Lately I am enjoying my Friday evenings by purchasing a new ingredient to prepare for dinner or enjoy with a cocktail. I decided on a strawberry jam and aged gouda (separate intake) this past week, due to a recent craving for cheese and its accompaniment, as well as desiring an appropriate topping for Sunday pancakes. Upon arriving home, I noticed the expiration date of June 2016.

So very annoyed. I am liberal regarding expiration dates with certain products, but this was not a local jam and had minimal preservatives (citric acid), therefore no risk need to be taken. How far did it travel? What happened on the way? I can only imagine how long it was sitting in that store.

I took my concerns out via email to customer service. (Just imagine that relief). Oh being a dietitian and servsafe certified…

As one could imagine, I was craving the spreadable fruit concoction more than ever now and could think of all the ways it would be ideal in this present moment. One cocktail in, with aged gouda and dark chocolate in front of me and comfortable lounge wear and zero desire to travel; no jam would be worth leaving the apartment. Nothing is ever this convenient for me, but I remembered I had two oranges from the farmer’s market in my fridge. Alright, I’ll make my own.

I wanted to keep it simple. Oranges, some other sort of herb or spice, and sweetener. I decided on adding some leftover champagne (why did I have any leftover? I cannot give a valid explanation), vanilla extract because it is my favorite, and brown sugar to utilize the characteristics of the molasses when mellowing the tartness of the marmalade.

This marmalade was tart, yet balanced by the brown sugar and vanilla. Utilizing the rind, we receive the benefits of pectin, which is a soluble fiber that forms a viscous gel and is fermented by colonic bacteria. Current research supports the physiological benefits of adequate soluble fiber intake to include improved serum lipid levels1. Pectin is the thickening agent in this marmalade as well.

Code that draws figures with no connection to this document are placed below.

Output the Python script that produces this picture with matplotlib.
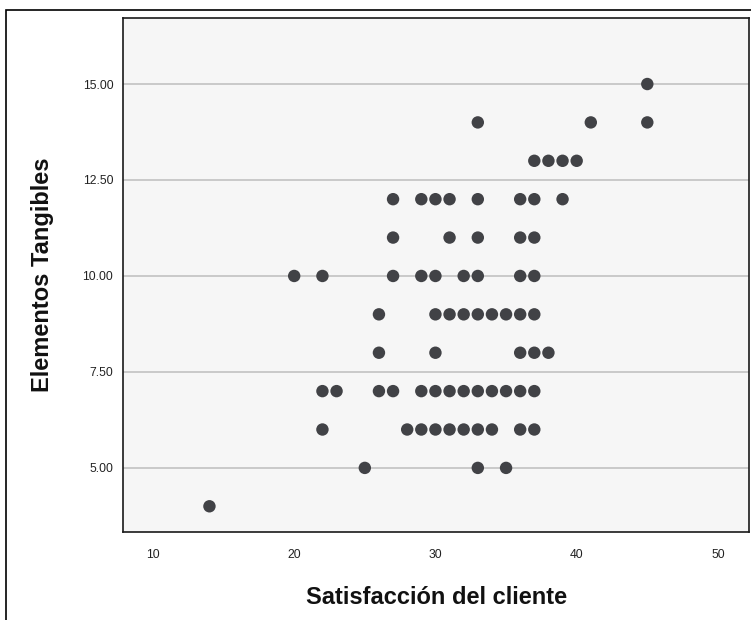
import matplotlib

matplotlib.use("Agg")
import matplotlib.pyplot as plt
from matplotlib.patches import Rectangle

# satisfaction score (x) and tangible-elements score (y), one pair per respondent
satisfaccion = [
    14,
    20, 22, 27, 29, 30, 32, 33, 36, 37,
    22, 23, 26, 27, 29, 30, 31, 32, 33, 34, 35, 36, 37,
    22, 28, 29, 30, 31, 32, 33, 34, 36, 37,
    25, 33, 35,
    26, 30, 31, 32, 33, 34, 35, 36, 37,
    26, 30, 36, 37, 38,
    27, 31, 33, 36, 37,
    27, 29, 30, 31, 33, 36, 37, 39,
    37, 38, 39, 40,
    33, 41, 45,
    45,
]
tangibles = [
    4,
    10, 10, 10, 10, 10, 10, 10, 10, 10,
    7, 7, 7, 7, 7, 7, 7, 7, 7, 7, 7, 7, 7,
    6, 6, 6, 6, 6, 6, 6, 6, 6, 6,
    5, 5, 5,
    9, 9, 9, 9, 9, 9, 9, 9, 9,
    8, 8, 8, 8, 8,
    11, 11, 11, 11, 11,
    12, 12, 12, 12, 12, 12, 12, 12,
    13, 13, 13, 13,
    14, 14, 14,
    15,
]
x_ticks = [10, 20, 30, 40, 50]
y_ticks = [5.0, 7.5, 10.0, 12.5, 15.0]

plt.rcParams["font.family"] = ["Liberation Sans", "DejaVu Sans"]

W, H = 751, 620
fig = plt.figure(figsize=(W / 100, H / 100), dpi=100, facecolor="white")

# outer chart border (left and top edges visible, the rest runs off the canvas)
fig.patches.append(Rectangle((6 / W, -0.1), 1.2, (H - 10) / H + 0.1,
                             transform=fig.transFigure, fill=False,
                             edgecolor="black", lw=1.2))

ax = fig.add_axes([123 / W, (H - 532) / H, (749 - 123) / W, (532 - 18) / H])
ax.set_facecolor("#f6f6f6")
for sp in ax.spines.values():
    sp.set_color("#1a1a1a")
    sp.set_linewidth(1.2)

ax.scatter(satisfaccion, tangibles, s=80, color="#414246", edgecolors="none",
           zorder=3)

ax.set_xlim(7.88, 52.2)
ax.set_ylim(3.33, 16.72)
ax.set_xticks(x_ticks)
ax.set_xticklabels([str(v) for v in x_ticks])
ax.set_yticks(y_ticks)
ax.set_yticklabels([f"{v:.2f}" for v in y_ticks])
ax.tick_params(length=0, labelsize=8.7, colors="#222222")
ax.tick_params(axis="x", pad=12)
ax.tick_params(axis="y", pad=7)
ax.yaxis.grid(True, color="#c6c6c6", lw=1.3)
ax.set_axisbelow(True)

fig.text(43 / W, 1 - 275 / H, "Elementos Tangibles", rotation=90,
         ha="center", va="center", fontsize=17, fontweight="bold",
         color="#111111")
fig.text(437 / W, 1 - 598 / H, "Satisfacción del cliente", ha="center",
         va="center", fontsize=17, fontweight="bold", color="#111111")

fig.savefig("out.png", dpi=100, facecolor="white")
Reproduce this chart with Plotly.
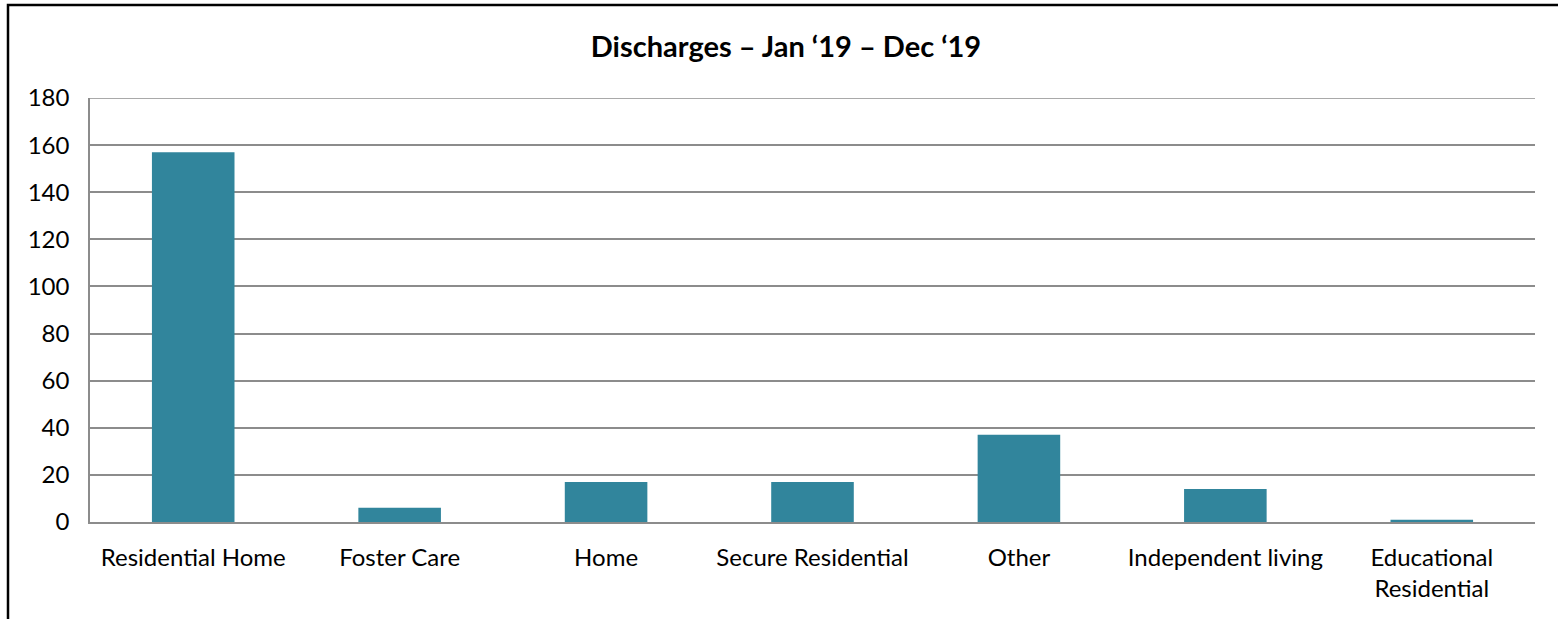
import plotly.graph_objects as go

categories = ["Residential Home", "Foster Care", "Home", "Secure Residential",
              "Other", "Independent living", "Educational<br>Residential"]
values = [157, 6, 17, 17, 37, 14, 1]
y_ticks = [0, 20, 40, 60, 80, 100, 120, 140, 160, 180]

W, H = 1558, 619
L, R, T, B = 90, 23, 98, 97
pw, ph = W - L - R, H - T - B

fig = go.Figure(go.Bar(x=categories, y=values, marker_color="#31859C",
                       marker_line_width=0, width=0.4))

font = "Lato, 'Open Sans', sans-serif"
fig.update_layout(
    width=W, height=H,
    margin=dict(l=L, r=R, t=T, b=B),
    paper_bgcolor="white", plot_bgcolor="white",
    title=dict(text="<b>Discharges – Jan ‘19 – Dec ‘19</b>", x=786 / W, xanchor="center",
               y=1 - 47 / H, yanchor="middle", font=dict(family=font, size=29, color="black")),
    font=dict(family=font, size=24, color="black"),
    showlegend=False,
    bargap=0.6,
)
fig.update_yaxes(range=[0, 180], tickvals=y_ticks, showgrid=True, gridcolor="#8c8c8c",
                 gridwidth=1.5, showline=True, linecolor="#8c8c8c", linewidth=1.5,
                 ticks="", ticklabelstandoff=14, zeroline=False,
                 tickfont=dict(family=font, size=24, color="black"))
fig.update_xaxes(showline=True, linecolor="#8c8c8c", linewidth=2, ticks="",
                 ticklabelstandoff=13, tickangle=0,
                 tickfont=dict(family=font, size=24, color="black"))

# top gridline at the range edge
fig.add_shape(type="line", xref="paper", yref="y", x0=0, x1=1, y0=180, y1=180,
              line=dict(color="#8c8c8c", width=1.5))

# chart border
fig.add_shape(type="rect", xref="paper", yref="paper",
              x0=(8 - L) / pw, x1=(W + 20 - L) / pw,
              y0=-(B + 20) / ph, y1=1 + (T - 5) / ph,
              line=dict(color="black", width=2.5), layer="above")

fig.write_html("out.html")
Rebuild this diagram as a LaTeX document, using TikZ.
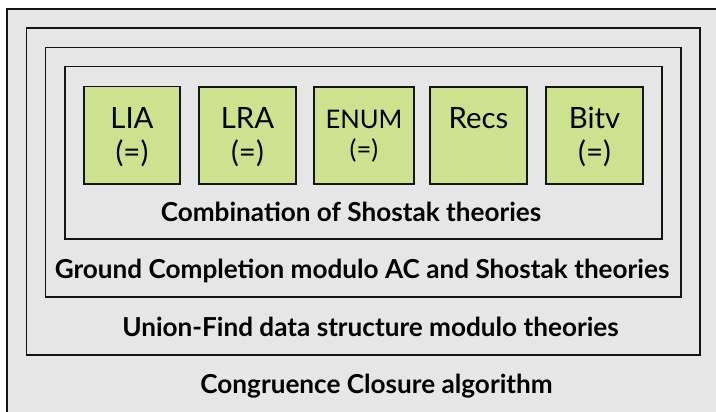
\documentclass[tikz,border=0pt]{standalone}
\usepackage{fontspec}
\setmainfont{Lato}
\definecolor{panelgray}{RGB}{230,230,230}
\definecolor{theorygreen}{RGB}{205,226,143}
\definecolor{edgecol}{RGB}{20,20,20}
\tikzset{
  layer/.style={draw=edgecol, line width=0.9pt, fill=panelgray},
  outerlayer/.style={draw=edgecol, line width=1.5pt, fill=panelgray},
  theorybox/.style={draw=edgecol, line width=1.2pt, fill=theorygreen},
  thname/.style={anchor=base, inner sep=0pt, font=\fontsize{22pt}{26pt}\selectfont},
  thname small/.style={anchor=base, inner sep=0pt, font=\fontsize{19.2pt}{23pt}\selectfont},
  layerlabel/.style={anchor=base, inner sep=0pt, font=\bfseries\fontsize{19.6pt}{23pt}\selectfont},
}
\begin{document}
\begin{tikzpicture}[x=0.75pt,y=-0.75pt]
\clip (0,0) rectangle (716,411);
\fill[white] (0,0) rectangle (716,411);
% layers
\draw[outerlayer] (7,9) rectangle (724,420);
\draw[layer] (26.7,28) rectangle (700,355);
\draw[layer] (45.7,47.7) rectangle (681,297);
\draw[layer] (65,66.7) rectangle (662,239);
% theory boxes
\draw[theorybox] (84,86.5) rectangle (180,184);
\draw[theorybox] (199,87) rectangle (296,184);
\draw[theorybox] (314,87) rectangle (414,184);
\draw[theorybox] (430,87) rectangle (527,184);
\draw[theorybox] (546,87) rectangle (643,184);
% theory names
\node[thname] (lia) at (132,128) {LIA};
\node[thname] (liaeq) at (132,162) {(=)};
\node[thname] (lra) at (247.5,128) {LRA};
\node[thname] (lraeq) at (247.5,162) {(=)};
\node[thname small] (enum) at (364,128) {ENUM};
\node[thname small] (enumeq) at (364,158) {(=)};
\node[thname] (recs) at (478.5,128) {Recs};
\node[thname] (bitv) at (594.5,128) {Bitv};
\node[thname] (bitveq) at (594.5,162) {(=)};
% layer labels
\node[layerlabel] (comb) at (351,221) {Combination of Shostak theories};
\node[layerlabel] (ground) at (362,278) {Ground Completion modulo AC and Shostak theories};
\node[layerlabel] (uf) at (370.5,336) {Union-Find data structure modulo theories};
\node[layerlabel] (cc) at (376.5,393) {Congruence Closure algorithm};
\end{tikzpicture}
\end{document}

I am looking forward to pairing this with cheese and maybe some rye crostini..Perhaps chèvre or brie. My favorite ways so far to use this marmalade include:

-mixed in a homemade vinaigrette for a chopped cilantro, kale and avocado salad: balsamic, olive oil, salt, black pepper

-shaken into a cocktail; mixed with champagne

-dipped with a piece of dark chocolate bar

-spread with butter on chocolate chip oat flour pancakes


2 medium/large oranges (250-300g each; local/not sprayed if possible)

1/2 cup + 2 tbsp brown sugar

1/2 cup champagne/sparkling wine

1 cup filtered water

1/2 tsp vanilla extract



Peel oranges, remove/discard seeds

Chop orange segments and peel

Place all ingredients into medium saucepan and bring to a boil on medium-high heat.

Once boiling, reduce heat to medium/medium-low to maintain a simmer for about 1 hour, until reduced; stir occasionally.

Turn off heat, let cool slightly, place in food processor and blend until mixture is fairly uniform and large chunks become tiny pieces and overall mixture is smooth. Alternatively, an immersion blender can be used in place of the food processor.

Return to saucepan on low heat for about 10-15 minutes or until mixture is further reduced and thickened; stirring frequently. Be careful product does not burn.

Turn off heat, remove from warm burner, and let cool.

Store in air-tight glass container in fridge.


  1. Nelms MN. Nutrition Therapy & Pathophysiology. Belmont, CA: Wadsworth, Cengage Learning; 2011.



  1. Jackie

    Good idea, very interesting!! This looks good!